Saturday, November 29--Destination: Hakone

Still not being overly confident in our ability to make a successful road trip, but unwilling to waste precious weekend time sitting at home, we headed to Hakone today as part of one of the Navy MWR (Morale, Welfare, and Recreation) office’s organized tours. About two hours southwest of us by bus, Hakone is situated in the mountains near Mt. Fuji and is known for its numerous hot springs as well as its handcrafted wooden puzzle boxes. We’d heard nothing but good things about the town, so were eager to check it out for ourselves.

The tour turned out to be a great way to get a taste of a new town. The first benefit was the bus ride itself. Because we didn’t have to worry about driving, or following directions, or reading maps, we could really enjoy the scenery as we made our way along the coast towards the mountains. Even the stop at the rest area was educational, as our tour guide was able to explain some of the foods offered at the snack stand! Another plus was the structure of the tour itself. This was not one of those follow-behind-the-guide-like-ducklings tours. We had an itinerary with scheduled stops, but we had the freedom to do as much or as little exploring at each stop as we chose. The tour guide briefed us on each stop before our arrival, told us when to be back at the bus for departure, then pretty much left us to our own devices. She flitted around each location, answering questions, providing information, and pointing out interesting sights, but was very unobtrusive.

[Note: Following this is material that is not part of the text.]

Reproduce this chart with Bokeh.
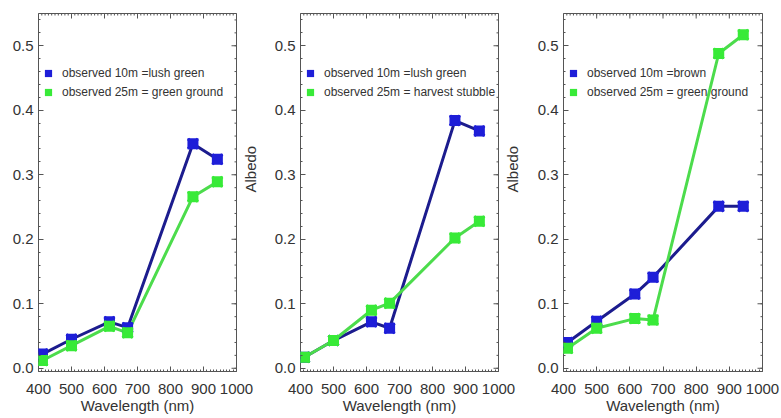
import math
from bokeh.plotting import figure
from bokeh.models import LinearAxis, FixedTicker, Range1d, Legend, LegendItem
from bokeh.layouts import row
from bokeh.embed import file_html
from bokeh.resources import INLINE

# ---- data ----
wavelength = [412, 500, 615, 670, 868, 942]

p1_10m = [0.022, 0.045, 0.072, 0.063, 0.348, 0.324]
p1_25m = [0.012, 0.035, 0.065, 0.055, 0.266, 0.289]
p2_10m = [0.017, 0.043, 0.072, 0.062, 0.384, 0.368]
p2_25m = [0.017, 0.043, 0.090, 0.101, 0.202, 0.228]
p3_10m = [0.040, 0.073, 0.115, 0.141, 0.251, 0.251]
p3_25m = [0.031, 0.062, 0.077, 0.075, 0.488, 0.517]

labels_10m = ["observed 10m =lush green", "observed 10m =lush green", "observed 10m =brown"]
labels_25m = ["observed 25m = green ground", "observed 25m = harvest stubble", "observed 25m = green ground"]

x_ticks = [400, 500, 600, 700, 800, 900, 1000]
y_ticks = [0.0, 0.1, 0.2, 0.3, 0.4, 0.5]
x_label = "Wavelength (nm)"
y_label = "Albedo"

X_MIN, X_MAX = 400, 1000
Y_MIN, Y_MAX = -0.005, 0.55

FONT = "Liberation Sans"
TXT = "#333333"
AX = "#555555"
BLUE_LINE = "#1c1c8e"
BLUE_MK = "#1e1ed8"
GREEN_LINE = "#4cdc4c"
GREEN_MK = "#38ea38"

x_minor = list(range(400, 1001, 10))
y_minor = [round(i * 0.02, 3) for i in range(0, 28)]


def style_axis(ax):
    ax.axis_line_color = None
    ax.major_tick_in = 5
    ax.major_tick_out = 0
    ax.minor_tick_in = 2
    ax.minor_tick_out = 0
    ax.major_tick_line_color = AX
    ax.minor_tick_line_color = AX
    ax.major_label_text_font = FONT
    ax.major_label_text_color = TXT
    ax.major_label_text_font_size = "15px"
    ax.axis_label_text_font = FONT
    ax.axis_label_text_color = TXT
    ax.axis_label_text_font_size = "15px"
    ax.axis_label_text_font_style = "normal"


def panel(y10, y25, lab10, lab25, width, left, right, next_label):
    p = figure(width=width, height=418, output_backend="svg", toolbar_location=None,
               x_range=Range1d(X_MIN, X_MAX), y_range=Range1d(Y_MIN, Y_MAX),
               min_border_left=left, min_border_right=right,
               min_border_top=13, min_border_bottom=47)
    p.grid.visible = False
    p.outline_line_color = AX
    p.background_fill_color = "white"
    p.border_fill_color = "white"

    bx = p.xaxis[0]
    bx.ticker = FixedTicker(ticks=x_ticks, minor_ticks=x_minor)
    style_axis(bx)
    bx.major_label_standoff = 12
    bx.axis_label = x_label
    bx.axis_label_standoff = 0

    ly = p.yaxis[0]
    ly.ticker = FixedTicker(ticks=y_ticks, minor_ticks=y_minor)
    style_axis(ly)
    ly.major_label_standoff = 5
    ly.major_label_overrides = {t: f"{t:.1f}" for t in y_ticks}

    if next_label:
        ry = LinearAxis(ticker=FixedTicker(ticks=[], minor_ticks=[]))
        style_axis(ry)
        ry.major_label_standoff = 0
        ry.axis_label = next_label
        ry.axis_label_orientation = math.pi / 2
        ry.axis_label_standoff = 14
        p.add_layout(ry, "right")

    # inward ticks along the top and right edges (clipped to the frame)
    p.scatter(x_ticks, [Y_MAX] * len(x_ticks), marker="dash", angle=math.pi / 2,
              size=10, line_color=AX, line_width=1)
    p.scatter(x_minor, [Y_MAX] * len(x_minor), marker="dash", angle=math.pi / 2,
              size=4, line_color=AX, line_width=1)
    p.scatter([X_MAX] * len(y_ticks), y_ticks, marker="dash",
              size=10, line_color=AX, line_width=1)
    p.scatter([X_MAX] * len(y_minor), y_minor, marker="dash",
              size=4, line_color=AX, line_width=1)

    p.line(wavelength, y10, line_color=BLUE_LINE, line_width=3)
    p.line(wavelength, y25, line_color=GREEN_LINE, line_width=3)

    sq10 = p.scatter(wavelength, y10, marker="square", size=11, fill_color=BLUE_MK, line_color=None)
    p.scatter(wavelength, y10, marker="x", size=14, line_color=BLUE_MK, line_width=3)
    sq25 = p.scatter(wavelength, y25, marker="square", size=11, fill_color=GREEN_MK, line_color=None)
    p.scatter(wavelength, y25, marker="x", size=14, line_color=GREEN_MK, line_width=3)

    leg = Legend(items=[LegendItem(label=lab10, renderers=[sq10]),
                        LegendItem(label=lab25, renderers=[sq25])],
                 location=(1, 270), glyph_width=18, glyph_height=18, label_height=19,
                 spacing=0, padding=0, margin=0, label_standoff=5,
                 border_line_color=None, background_fill_alpha=0,
                 label_text_font=FONT, label_text_font_size="12px", label_text_color=TXT)
    p.add_layout(leg)
    return p


f1 = panel(p1_10m, p1_25m, labels_10m[0], labels_25m[0], 270, 38, 33, y_label)
f2 = panel(p2_10m, p2_25m, labels_10m[1], labels_25m[1], 262, 30, 33, y_label)
f3 = panel(p3_10m, p3_25m, labels_10m[2], labels_25m[2], 249, 31, 19, None)

layout = row(f1, f2, f3)
open("out.html", "w").write(file_html(layout, INLINE))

Our first stop was the Hakone Open Air Museum, where sculptures by famous international artists including Rodin and Picasso were displayed in, well, the open air. Each sculpture was situated outside in a way to take advantage of the beauty of the surrounding environment. What artist could ask for a better backdrop than mountains and trees adorned in fall colors? Several of the displays were interactive, making it fun for kids of all ages—we personally tried out the slide, but I really wanted to bounce on the yolk of the fried egg sculpture. The coolest work of art was the tower made of stained glass. It was hard to appreciate from the outside, but once I stepped inside and was surrounded by the colored light streaming through the thousands of pieces of glass, it took my breath away. We could climb to the top of the tower on a spiral staircase, then look out over the countryside. Too bad it was a cloudy day—I bet the view of Mt. Fuji would have been spectacular. After climbing back down to the ground we had just enough time to enjoy the foot onsen (mini hot spring for soaking your tired feet) before heading back to the bus.

Our next stop was a cable car ride up a volcanic mountain and over Owakudani, or the Valley of Greater Boiling. Below, the barren landscape was dotted with plumes of steam escaping from the bowels of the earth and piles of yellow sulfur. Once off the cable car, we were able to hike up the side of the volcano to a stand selling eggs boiled in one of the hot springs. The eggs, or onsen tamago, are black because of the sulfur in the water, but eating one is said to add seven years to your life. Neither Jim nor I are fans of hard-boiled eggs, but both of us ate one and had to admit it was the best-tasting egg we’d ever had. That sulfur must be magic!

After lunch we boarded a ferry designed like a pirate ship to cross Lake Ashi for a little shopping before our final stop. Unfortunately, the shops we went to were designed for tourists, and the wooden puzzle boxes we were hoping to see were all mass-produced. The last stop was Hakone Shrine, and here our guide was very informative, explaining the ritual cleansing of hands and mouth before entering the shrine, as well as the custom of making an offering (usually a 5 yen coin) before sending up a prayer for good fortune. She showed us the shrine stamps we could collect at every shrine or temple we visited, and clarified the meaning of the wooden plaques hanging at every shrine (handwritten wishes for good luck) and the white pieces of paper tied to tree limbs and special racks throughout the grounds. Contrary to information we had gotten before, they are fortunes, purchased at the shrine for a small fee. If the buyer likes his fortune, he takes it home, but if he does not, he leaves it at the shrine so misfortune can be averted.

The tour was a great introduction to a neat town. We are already talking about a return trip to explore more of the area (we have to find those puzzle boxes!), as well as booking future tours to other destinations.